The long and short of it -- I started songwriting when I was still leaving in Sweden. I moved to London. I felt I should probably find some people to make these songs. In the end, they were quite different from what we sound like now.
"Talking Backwards" was your first single in 2006, but you didn't start making the album until 2008. Were you consistently playing gigs between to kind of work up to making the album?
We did many shows in London, but it wasn't until the beginning of 2008 that we were able to go through out Europe. That was an exciting time for us. It felt like things were finally starting to work in our favor. It was nice to get out of London because I felt like everybody I knew was in a band. The rest of Europe isn't as intense.
What's it like being in a young band in London, since, as you said, there are tons of bands? Do you feel there's a good support system or do you feel there's a lot of competition?
A little bit a both, I suppose. I think when you are surrounded by other talented musicians, you have to raise the bar on your own playing. You can't be complacent with just having a band in the London scene. I think the downsize is that everybody is trying to get themselves heard and you feel frustrated when you don't get attention. It also can be very sort of fad based.
Obviously, you wanted to work with Peter Katis because he has a great track record with Interpol, Spoon and The National. Did you also want to make the album away from London?
Not particularly. We went in with an open mind. We talked to a few who are stationed in all parts of the Europe and America. I think when we settled with Peter, we knew we had to be focused on making the album in a specific time period.
I've heard great things about his studio/house in Connecticut.
Yeah, it's a fun place. He has this collection of music charts from all the albums that he's worked on. We rummaged through them and you can see the comments on these songs that became popular and random doodles from the bands.
Tell me about Harold T. Wilkins. Why is there a song about him?
It's not specifically about him. I think it's more of a homage to him, maybe, or any interesting reference. I picked up a book at a used book store that he wrote called Flying Saucers on the Moon. It's these insane ramblings about aliens and U.F.O.s. The song is about an outsider waiting to get picked up, maybe by flying saucers. I thought it was funny to put two and two together.
On something like "Fire Escape" you use a lot of instruments. Is that something you strive for, like adding a melodica to a track to get an extra layer.
We do like to use a lot instruments. We seem to collect them. "Fire Escape" is pretty traditional. We did pick up a musical saw and lot of weird percussion instruments. I was able to play the clarinet on this album.
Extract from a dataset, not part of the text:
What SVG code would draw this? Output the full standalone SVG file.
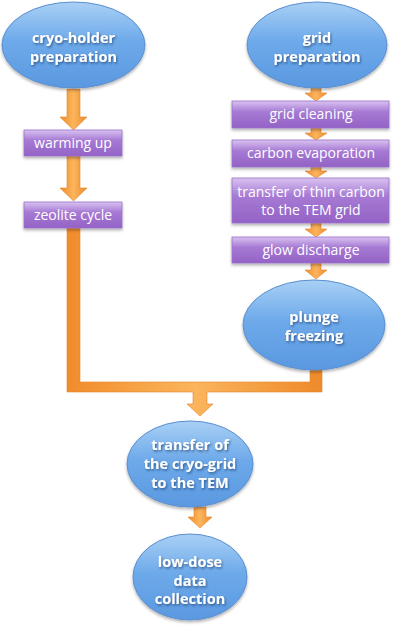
<svg xmlns="http://www.w3.org/2000/svg" width="400" height="626" viewBox="0 0 400 626">
<defs>
<linearGradient id="gBlue" x1="0" y1="0" x2="0" y2="1">
<stop offset="0" stop-color="#a9d0f5"/>
<stop offset="0.45" stop-color="#6eaaea"/>
<stop offset="1" stop-color="#5a98e0"/>
</linearGradient>
<linearGradient id="gPurple" x1="0" y1="0" x2="0" y2="1">
<stop offset="0" stop-color="#d9c2f0"/>
<stop offset="0.4" stop-color="#a67ad4"/>
<stop offset="1" stop-color="#9462c6"/>
</linearGradient>
<linearGradient id="gOrange" x1="0" y1="0" x2="1" y2="0">
<stop offset="0" stop-color="#f08c2c"/>
<stop offset="0.5" stop-color="#fbb55c"/>
<stop offset="1" stop-color="#ee8a2a"/>
</linearGradient>
<filter id="sh" x="-10%" y="-10%" width="120%" height="130%">
<feDropShadow dx="0" dy="2" stdDeviation="1.5" flood-color="#000" flood-opacity="0.3"/>
</filter>
<filter id="tsh" x="-10%" y="-20%" width="120%" height="150%">
<feDropShadow dx="1" dy="1.5" stdDeviation="0.8" flood-color="#1d3d6a" flood-opacity="0.7"/>
</filter>
</defs>
<style>
.ell{fill:url(#gBlue);stroke:#5b8fd0;stroke-width:1;filter:url(#sh)}
.box{fill:url(#gPurple);stroke:#9a72c8;stroke-width:0.8;filter:url(#sh)}
.arr{fill:url(#gOrange);stroke:#e5832a;stroke-width:0.6}
.et{font-family:"Open Sans","Liberation Sans",sans-serif;font-weight:bold;font-size:14.5px;fill:#fff;text-anchor:middle;filter:url(#tsh)}
.bt{font-family:"Open Sans","Liberation Sans",sans-serif;font-size:14px;fill:#fff;text-anchor:middle}
</style>

<g id="connectors">
<path class="arr" d="M67,89 H80 V117 H87 L73.5,130 L60,117 H67 Z"/>
<path class="arr" d="M67,156 H80 V188 H87 L73.5,201 L60,188 H67 Z"/>
<path class="arr" d="M310,369 H322 V392 H207 V404 H213 L200,416 L187,404 H193 V392 H67 V228 H80 V382 H310 Z"/>
<path class="arr" d="M311,88 H321 V93 H327 L316,101 L305,93 H311 Z"/>
<path class="arr" d="M311,128 H321 V133 H327 L316,140 L305,133 H311 Z"/>
<path class="arr" d="M311,167 H321 V171 H327 L316,178 L305,171 H311 Z"/>
<path class="arr" d="M311,223 H321 V229 H327 L316,237 L305,229 H311 Z"/>
<path class="arr" d="M311,263 H321 V270 H327 L316,279 L305,270 H311 Z"/>
<path class="arr" d="M194,507 H206 V517 H212 L200,528 L188,517 H194 Z"/>
</g>

<g id="cryo-holder-preparation">
<ellipse class="ell" cx="73.5" cy="45" rx="71.5" ry="43"/>
<text class="et" x="73.5" y="43">cryo-holder</text>
<text class="et" x="73.5" y="62">preparation</text>
</g>
<g id="warming-up">
<rect class="box" x="24" y="130" width="98" height="26"/>
<text class="bt" x="73" y="148">warming up</text>
</g>
<g id="zeolite-cycle">
<rect class="box" x="24" y="202" width="98" height="26"/>
<text class="bt" x="73" y="220">zeolite cycle</text>
</g>

<g id="grid-preparation">
<ellipse class="ell" cx="317" cy="45" rx="70" ry="43"/>
<text class="et" x="317" y="43">grid</text>
<text class="et" x="317" y="62">preparation</text>
</g>
<g id="grid-cleaning">
<rect class="box" x="232" y="101" width="157" height="27"/>
<text class="bt" x="311" y="119">grid cleaning</text>
</g>
<g id="carbon-evaporation">
<rect class="box" x="232" y="140" width="157" height="27"/>
<text class="bt" x="311" y="158">carbon evaporation</text>
</g>
<g id="transfer-thin-carbon">
<rect class="box" x="232" y="178" width="157" height="45"/>
<text class="bt" x="311" y="197">transfer of thin carbon</text>
<text class="bt" x="311" y="215">to the TEM grid</text>
</g>
<g id="glow-discharge">
<rect class="box" x="232" y="237" width="157" height="26"/>
<text class="bt" x="311" y="255">glow discharge</text>
</g>
<g id="plunge-freezing">
<ellipse class="ell" cx="314" cy="325" rx="71" ry="45"/>
<text class="et" x="314" y="322">plunge</text>
<text class="et" x="314" y="341">freezing</text>
</g>

<g id="transfer-cryo-grid">
<ellipse class="ell" cx="190" cy="464" rx="63" ry="43"/>
<text class="et" x="190" y="450">transfer of</text>
<text class="et" x="190" y="469">the cryo-grid</text>
<text class="et" x="190" y="488">to the TEM</text>
</g>
<g id="low-dose-data-collection">
<ellipse class="ell" cx="190" cy="577" rx="57" ry="43"/>
<text class="et" x="190" y="567">low-dose</text>
<text class="et" x="190" y="585.5">data</text>
<text class="et" x="190" y="604">collection</text>
</g>
</svg>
Did you feel that making Reservoir was a marathon or more like a sprint?
More of a sprint, it did seem to go by pretty fast. After a couple of weeks, we saw that we had a lot more work to do. By the end, we were sort of in panic mode because we had set amount of studio time and we had to work pretty fast.
The video for "The Walls Are Coming Down" has man singing upside down, how come you didn't do it?
We found an escape artist who could do it better then I can. I love Harry Houdini and I've read a lot about escapology. The directors Iain and Jane thought the video should just be a guy hanging upside and trying to escape. They found his guy Ros and he's one of the few escape artists around. He had to go into a meditative state before he had to be hanged. He would come out of the chain all bloodied and beat-up. It was unreal.
I've noticed from your album art and packaging to your website, that you love old pictured from the 19th Century. Is that a hobby of yours, finding these old sketches and photos?
I find it interesting to combine modern music with these old imagery. I do like those old Victorian sketches because they are grotesque and bizarre looking even though the subjects are normal. It's a fascinating art form that nobody does these days.
You did big arena tour with Snow Patrol. What's it like playing in these huge places where nobody knows who you are?
I don't think it's such a big deal. I think playing in small clubs that are packed is a big deal. It can be kind of nerve racking. When something goes wrong like a monitor breaking, it can ruined the whole set.
I will tell you this funny story. There was this one show during the Snow Patrol tour, where one of their sound guys was fooling with the wireless monitors during our sets. It's one of those in-ear devices so you can hear yourself. He was working on it in the sound deck. For some reason it interfered with our sound and we went stone silent for 20 seconds. The guy would have been fired if it happening during Snow Patrols set, but since it was us, it was ignored.
You're gearing up for your first U.S. tour, you excited about that?
It's been something we've been looking forward to for a long time. We've only played SXSW a couple of times and that Fat Baby show. It's great that we get to headline and play a proper setlist.
I'm hooking you up with these maple donuts from Tim Horton's. It was change your life.
I, I, I can't wait. Now, I'm really excited.
Reservoir is out now. You can check their myspace page for U.S. tour dates, including Bowery and Bell House this Monday and Tuesday.